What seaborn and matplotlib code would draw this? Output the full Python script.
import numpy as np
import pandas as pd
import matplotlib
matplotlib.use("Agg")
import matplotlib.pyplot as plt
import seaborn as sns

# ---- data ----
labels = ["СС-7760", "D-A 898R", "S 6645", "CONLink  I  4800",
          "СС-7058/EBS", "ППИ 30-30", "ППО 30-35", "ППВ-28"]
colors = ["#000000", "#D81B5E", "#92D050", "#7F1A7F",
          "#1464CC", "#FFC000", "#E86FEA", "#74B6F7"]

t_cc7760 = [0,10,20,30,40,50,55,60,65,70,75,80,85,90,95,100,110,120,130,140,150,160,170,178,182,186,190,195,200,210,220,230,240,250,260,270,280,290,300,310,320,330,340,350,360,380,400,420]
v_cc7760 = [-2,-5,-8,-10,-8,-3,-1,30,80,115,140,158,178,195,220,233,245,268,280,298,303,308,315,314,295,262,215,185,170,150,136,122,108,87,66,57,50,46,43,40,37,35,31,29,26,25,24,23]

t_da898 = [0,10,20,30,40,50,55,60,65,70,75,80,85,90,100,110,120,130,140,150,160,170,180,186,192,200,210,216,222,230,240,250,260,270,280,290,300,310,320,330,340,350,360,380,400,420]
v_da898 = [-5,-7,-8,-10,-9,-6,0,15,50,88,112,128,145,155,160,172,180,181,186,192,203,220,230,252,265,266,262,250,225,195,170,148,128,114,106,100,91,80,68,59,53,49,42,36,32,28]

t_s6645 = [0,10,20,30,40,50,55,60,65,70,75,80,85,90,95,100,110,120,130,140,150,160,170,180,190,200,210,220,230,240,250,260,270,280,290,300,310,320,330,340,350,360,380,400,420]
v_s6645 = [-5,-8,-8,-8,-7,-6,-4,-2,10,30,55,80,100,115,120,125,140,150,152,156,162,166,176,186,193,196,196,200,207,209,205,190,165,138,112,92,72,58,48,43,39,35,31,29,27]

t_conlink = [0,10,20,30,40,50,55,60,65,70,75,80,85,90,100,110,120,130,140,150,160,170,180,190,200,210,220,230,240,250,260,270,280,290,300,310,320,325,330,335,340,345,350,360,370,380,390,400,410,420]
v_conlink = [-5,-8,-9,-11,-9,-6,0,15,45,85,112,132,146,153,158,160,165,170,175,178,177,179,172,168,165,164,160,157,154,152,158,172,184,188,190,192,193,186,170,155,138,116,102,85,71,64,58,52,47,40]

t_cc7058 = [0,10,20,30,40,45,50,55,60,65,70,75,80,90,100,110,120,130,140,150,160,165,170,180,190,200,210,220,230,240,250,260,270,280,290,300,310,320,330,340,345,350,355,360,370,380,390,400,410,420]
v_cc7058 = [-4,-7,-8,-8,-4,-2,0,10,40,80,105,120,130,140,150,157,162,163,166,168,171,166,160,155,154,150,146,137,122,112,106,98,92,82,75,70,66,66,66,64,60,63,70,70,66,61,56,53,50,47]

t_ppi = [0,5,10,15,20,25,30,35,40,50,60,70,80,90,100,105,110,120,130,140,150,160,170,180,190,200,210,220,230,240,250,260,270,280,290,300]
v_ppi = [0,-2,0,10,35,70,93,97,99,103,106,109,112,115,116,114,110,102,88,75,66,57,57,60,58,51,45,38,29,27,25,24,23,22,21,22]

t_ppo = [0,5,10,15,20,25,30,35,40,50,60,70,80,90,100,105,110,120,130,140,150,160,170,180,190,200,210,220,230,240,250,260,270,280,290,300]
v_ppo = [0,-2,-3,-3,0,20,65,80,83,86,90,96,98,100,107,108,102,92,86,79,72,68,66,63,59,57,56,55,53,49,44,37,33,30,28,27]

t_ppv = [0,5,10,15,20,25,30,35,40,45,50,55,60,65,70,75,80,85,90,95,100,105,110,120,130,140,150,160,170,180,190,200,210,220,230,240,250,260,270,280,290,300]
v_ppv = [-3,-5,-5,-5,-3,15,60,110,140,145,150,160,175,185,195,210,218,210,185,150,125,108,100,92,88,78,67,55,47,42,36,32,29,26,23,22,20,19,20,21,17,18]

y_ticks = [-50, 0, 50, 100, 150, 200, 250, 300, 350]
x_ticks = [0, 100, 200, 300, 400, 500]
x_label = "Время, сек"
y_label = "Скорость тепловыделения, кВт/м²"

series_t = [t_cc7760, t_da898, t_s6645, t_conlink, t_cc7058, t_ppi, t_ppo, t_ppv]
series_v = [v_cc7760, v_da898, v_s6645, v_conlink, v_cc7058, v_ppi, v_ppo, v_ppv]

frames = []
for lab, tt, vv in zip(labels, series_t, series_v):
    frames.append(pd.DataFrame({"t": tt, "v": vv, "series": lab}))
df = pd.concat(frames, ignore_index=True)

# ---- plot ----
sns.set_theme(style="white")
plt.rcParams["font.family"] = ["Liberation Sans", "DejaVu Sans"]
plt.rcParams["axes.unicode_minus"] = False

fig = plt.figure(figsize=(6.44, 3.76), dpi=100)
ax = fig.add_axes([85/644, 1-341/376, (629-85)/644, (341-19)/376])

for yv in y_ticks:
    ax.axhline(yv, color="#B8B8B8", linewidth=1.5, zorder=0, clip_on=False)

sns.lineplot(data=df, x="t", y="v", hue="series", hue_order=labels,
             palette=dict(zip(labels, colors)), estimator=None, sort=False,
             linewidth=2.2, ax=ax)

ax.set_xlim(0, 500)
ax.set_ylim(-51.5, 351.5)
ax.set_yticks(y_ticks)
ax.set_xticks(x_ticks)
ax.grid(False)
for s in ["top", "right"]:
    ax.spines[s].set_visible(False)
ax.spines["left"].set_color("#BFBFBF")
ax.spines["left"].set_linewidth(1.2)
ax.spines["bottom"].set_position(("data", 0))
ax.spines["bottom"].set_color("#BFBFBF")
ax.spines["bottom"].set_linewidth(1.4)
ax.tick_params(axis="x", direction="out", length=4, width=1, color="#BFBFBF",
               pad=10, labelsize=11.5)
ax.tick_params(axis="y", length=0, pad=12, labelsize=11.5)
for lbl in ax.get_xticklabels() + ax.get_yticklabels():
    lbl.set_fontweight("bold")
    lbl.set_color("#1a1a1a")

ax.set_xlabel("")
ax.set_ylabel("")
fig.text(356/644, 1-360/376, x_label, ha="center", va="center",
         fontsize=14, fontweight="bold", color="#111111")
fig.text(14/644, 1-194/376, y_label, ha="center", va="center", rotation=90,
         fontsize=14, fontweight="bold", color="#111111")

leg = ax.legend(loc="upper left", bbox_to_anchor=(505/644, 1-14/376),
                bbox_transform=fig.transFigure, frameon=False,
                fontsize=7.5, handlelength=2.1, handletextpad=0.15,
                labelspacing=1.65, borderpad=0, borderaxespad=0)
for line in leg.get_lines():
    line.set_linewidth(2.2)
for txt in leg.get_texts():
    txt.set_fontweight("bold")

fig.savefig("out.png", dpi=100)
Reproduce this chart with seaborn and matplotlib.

+-------+

Give all the entries again exactly; leave none out.

What seaborn and matplotlib code would draw this? Output the full Python script.
import numpy as np
import pandas as pd
import matplotlib
matplotlib.use("Agg")
import matplotlib.pyplot as plt
import seaborn as sns

# ---- data ----
labels = ["СС-7760", "D-A 898R", "S 6645", "CONLink  I  4800",
          "СС-7058/EBS", "ППИ 30-30", "ППО 30-35", "ППВ-28"]
colors = ["#000000", "#D81B5E", "#92D050", "#7F1A7F",
          "#1464CC", "#FFC000", "#E86FEA", "#74B6F7"]

t_cc7760 = [0,10,20,30,40,50,55,60,65,70,75,80,85,90,95,100,110,120,130,140,150,160,170,178,182,186,190,195,200,210,220,230,240,250,260,270,280,290,300,310,320,330,340,350,360,380,400,420]
v_cc7760 = [-2,-5,-8,-10,-8,-3,-1,30,80,115,140,158,178,195,220,233,245,268,280,298,303,308,315,314,295,262,215,185,170,150,136,122,108,87,66,57,50,46,43,40,37,35,31,29,26,25,24,23]

t_da898 = [0,10,20,30,40,50,55,60,65,70,75,80,85,90,100,110,120,130,140,150,160,170,180,186,192,200,210,216,222,230,240,250,260,270,280,290,300,310,320,330,340,350,360,380,400,420]
v_da898 = [-5,-7,-8,-10,-9,-6,0,15,50,88,112,128,145,155,160,172,180,181,186,192,203,220,230,252,265,266,262,250,225,195,170,148,128,114,106,100,91,80,68,59,53,49,42,36,32,28]

t_s6645 = [0,10,20,30,40,50,55,60,65,70,75,80,85,90,95,100,110,120,130,140,150,160,170,180,190,200,210,220,230,240,250,260,270,280,290,300,310,320,330,340,350,360,380,400,420]
v_s6645 = [-5,-8,-8,-8,-7,-6,-4,-2,10,30,55,80,100,115,120,125,140,150,152,156,162,166,176,186,193,196,196,200,207,209,205,190,165,138,112,92,72,58,48,43,39,35,31,29,27]

t_conlink = [0,10,20,30,40,50,55,60,65,70,75,80,85,90,100,110,120,130,140,150,160,170,180,190,200,210,220,230,240,250,260,270,280,290,300,310,320,325,330,335,340,345,350,360,370,380,390,400,410,420]
v_conlink = [-5,-8,-9,-11,-9,-6,0,15,45,85,112,132,146,153,158,160,165,170,175,178,177,179,172,168,165,164,160,157,154,152,158,172,184,188,190,192,193,186,170,155,138,116,102,85,71,64,58,52,47,40]

t_cc7058 = [0,10,20,30,40,45,50,55,60,65,70,75,80,90,100,110,120,130,140,150,160,165,170,180,190,200,210,220,230,240,250,260,270,280,290,300,310,320,330,340,345,350,355,360,370,380,390,400,410,420]
v_cc7058 = [-4,-7,-8,-8,-4,-2,0,10,40,80,105,120,130,140,150,157,162,163,166,168,171,166,160,155,154,150,146,137,122,112,106,98,92,82,75,70,66,66,66,64,60,63,70,70,66,61,56,53,50,47]

t_ppi = [0,5,10,15,20,25,30,35,40,50,60,70,80,90,100,105,110,120,130,140,150,160,170,180,190,200,210,220,230,240,250,260,270,280,290,300]
v_ppi = [0,-2,0,10,35,70,93,97,99,103,106,109,112,115,116,114,110,102,88,75,66,57,57,60,58,51,45,38,29,27,25,24,23,22,21,22]

t_ppo = [0,5,10,15,20,25,30,35,40,50,60,70,80,90,100,105,110,120,130,140,150,160,170,180,190,200,210,220,230,240,250,260,270,280,290,300]
v_ppo = [0,-2,-3,-3,0,20,65,80,83,86,90,96,98,100,107,108,102,92,86,79,72,68,66,63,59,57,56,55,53,49,44,37,33,30,28,27]

t_ppv = [0,5,10,15,20,25,30,35,40,45,50,55,60,65,70,75,80,85,90,95,100,105,110,120,130,140,150,160,170,180,190,200,210,220,230,240,250,260,270,280,290,300]
v_ppv = [-3,-5,-5,-5,-3,15,60,110,140,145,150,160,175,185,195,210,218,210,185,150,125,108,100,92,88,78,67,55,47,42,36,32,29,26,23,22,20,19,20,21,17,18]

y_ticks = [-50, 0, 50, 100, 150, 200, 250, 300, 350]
x_ticks = [0, 100, 200, 300, 400, 500]
x_label = "Время, сек"
y_label = "Скорость тепловыделения, кВт/м²"

series_t = [t_cc7760, t_da898, t_s6645, t_conlink, t_cc7058, t_ppi, t_ppo, t_ppv]
series_v = [v_cc7760, v_da898, v_s6645, v_conlink, v_cc7058, v_ppi, v_ppo, v_ppv]

frames = []
for lab, tt, vv in zip(labels, series_t, series_v):
    frames.append(pd.DataFrame({"t": tt, "v": vv, "series": lab}))
df = pd.concat(frames, ignore_index=True)

# ---- plot ----
sns.set_theme(style="white")
plt.rcParams["font.family"] = ["Liberation Sans", "DejaVu Sans"]
plt.rcParams["axes.unicode_minus"] = False

fig = plt.figure(figsize=(6.44, 3.76), dpi=100)
ax = fig.add_axes([85/644, 1-341/376, (629-85)/644, (341-19)/376])

for yv in y_ticks:
    ax.axhline(yv, color="#B8B8B8", linewidth=1.5, zorder=0, clip_on=False)

sns.lineplot(data=df, x="t", y="v", hue="series", hue_order=labels,
             palette=dict(zip(labels, colors)), estimator=None, sort=False,
             linewidth=2.2, ax=ax)

ax.set_xlim(0, 500)
ax.set_ylim(-51.5, 351.5)
ax.set_yticks(y_ticks)
ax.set_xticks(x_ticks)
ax.grid(False)
for s in ["top", "right"]:
    ax.spines[s].set_visible(False)
ax.spines["left"].set_color("#BFBFBF")
ax.spines["left"].set_linewidth(1.2)
ax.spines["bottom"].set_position(("data", 0))
ax.spines["bottom"].set_color("#BFBFBF")
ax.spines["bottom"].set_linewidth(1.4)
ax.tick_params(axis="x", direction="out", length=4, width=1, color="#BFBFBF",
               pad=10, labelsize=11.5)
ax.tick_params(axis="y", length=0, pad=12, labelsize=11.5)
for lbl in ax.get_xticklabels() + ax.get_yticklabels():
    lbl.set_fontweight("bold")
    lbl.set_color("#1a1a1a")

ax.set_xlabel("")
ax.set_ylabel("")
fig.text(356/644, 1-360/376, x_label, ha="center", va="center",
         fontsize=14, fontweight="bold", color="#111111")
fig.text(14/644, 1-194/376, y_label, ha="center", va="center", rotation=90,
         fontsize=14, fontweight="bold", color="#111111")

leg = ax.legend(loc="upper left", bbox_to_anchor=(505/644, 1-14/376),
                bbox_transform=fig.transFigure, frameon=False,
                fontsize=7.5, handlelength=2.1, handletextpad=0.15,
                labelspacing=1.65, borderpad=0, borderaxespad=0)
for line in leg.get_lines():
    line.set_linewidth(2.2)
for txt in leg.get_texts():
    txt.set_fontweight("bold")

fig.savefig("out.png", dpi=100)
Reproduce this chart with seaborn and matplotlib.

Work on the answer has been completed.